= Neoconservatism in the Czech Republic =

The Czech Republic, like other post-communist European states, has had a fairly consistent pro-American foreign policy. This pro-Americanism makes Neoconservatism (neokonzervatismus) in Europe more likely in post-communist European states. While other states in Europe have become hostile towards US policy since the 2003 invasion of Iraq the states of Central Europe (termed "new Europe" by Donald Rumsfeld) joined the American "coalition of the willing" in Iraq, contributing much-needed international legitimacy. The Bush administration has praised these states as sharing America's values and remembering the hardships of totalitarian regimes".

Many of the Czech politicians involved with the Velvet Revolution and the transition from communism to democracy express similar foreign policy views to American Neoconservatives. There are also many key Czech politicians affiliated to Neoconservative think tanks and organisations. Examples of these organisations include the Prague Security Studies Institute, an organisation which co-hosted the Neoconservative Democracy and Security International Conference.

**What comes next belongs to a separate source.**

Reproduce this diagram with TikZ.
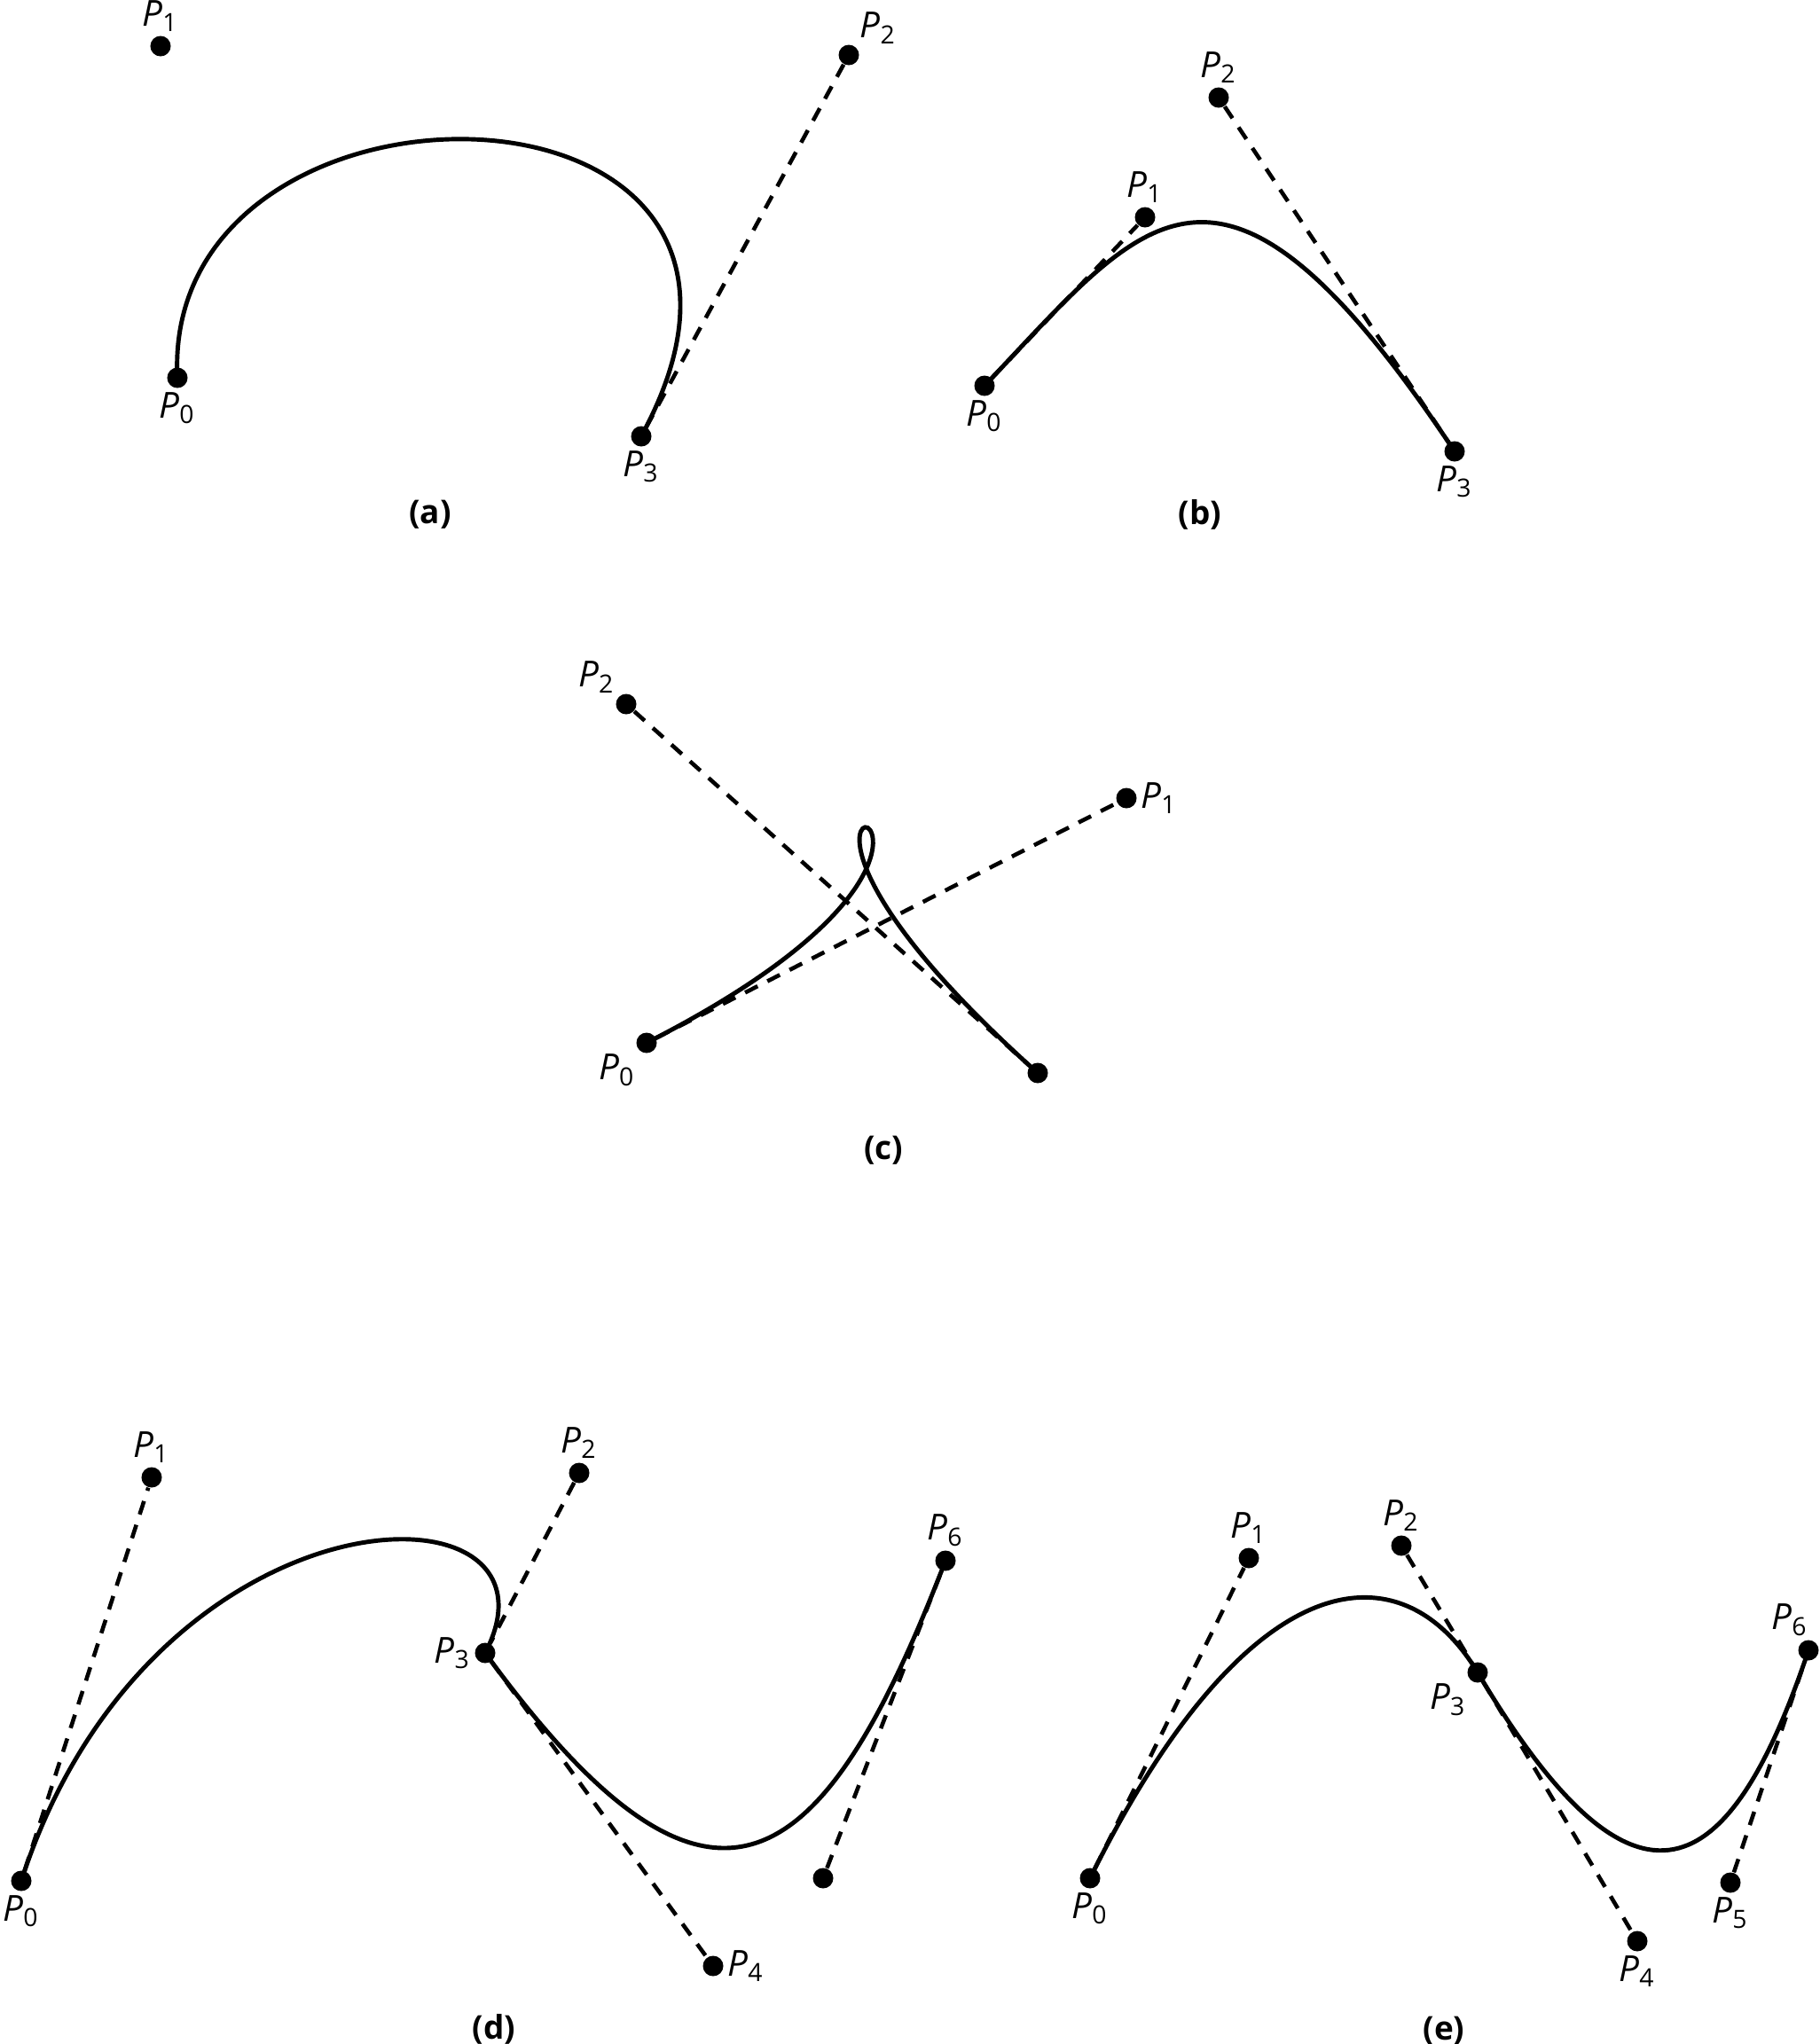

According to Jenni Schaller:

Neoconservatism, as a strain of political thought in the United States, has been represented as "distinctly American" and Irving Kristol, often considered the "godfather" of neoconservatism, emphatically states "[t]here is nothing like neoconservatism in Europe" (Kristol 2003: 33). Analyst Jeffrey Gedmin writes that the "environment for neoconservatism as such is an inhospitable one" in Europe, especially Germany (Gedmin 2004: 291). The states of Central Europe, in contrast to many of the established continental EU members, represent a rather more pro-American stance. With groups of former dissidents whose political leanings are in part informed by the American anticommunist, pro-democracy policies of the 1970s and 1980s.

Schaller argues that:

After the collapse of the communist regime in late 1989, the new government consisted mainly of former dissidents and some who had not been active dissenters, but had not been active party members either. In comparison with Slovakia, many more Czech dissidents with no previous political or even professional experience were willing to assume not only legislative, but also executive posts (Ucen 1999: 85). Václav Havel provides the most striking example, but quite a few other politically inexperienced former dissidents took important positions, especially within the first few post-1989 governments. Without exaggerating the influence of former dissidents in the post-communist era, I assume that their presence in the government, cabinet, and extragovernmental research does have an (at least limited) impact on policies, as well as public opinion.

==Democracy & Security International Conference==
The Democracy & Security International Conference, also known as the "Democracy and Security: Core Values and Sound Policies" conference, was held in Prague on the 5–6 June, overlapping the 2007 G8 summit in Heiligendamm. Held in Prague and co-hosted by the Prague Security Studies Institute the meeting was described by Jim Lobe as "Neoconservative International".

Czech politicians at the meeting include Dana Baschová, Pavel Bém, Antonín Berdych, Rudolf Blažek, Jan Bubeník, Oldřich Černý, Václav Havel and Karel Schwarzenberg.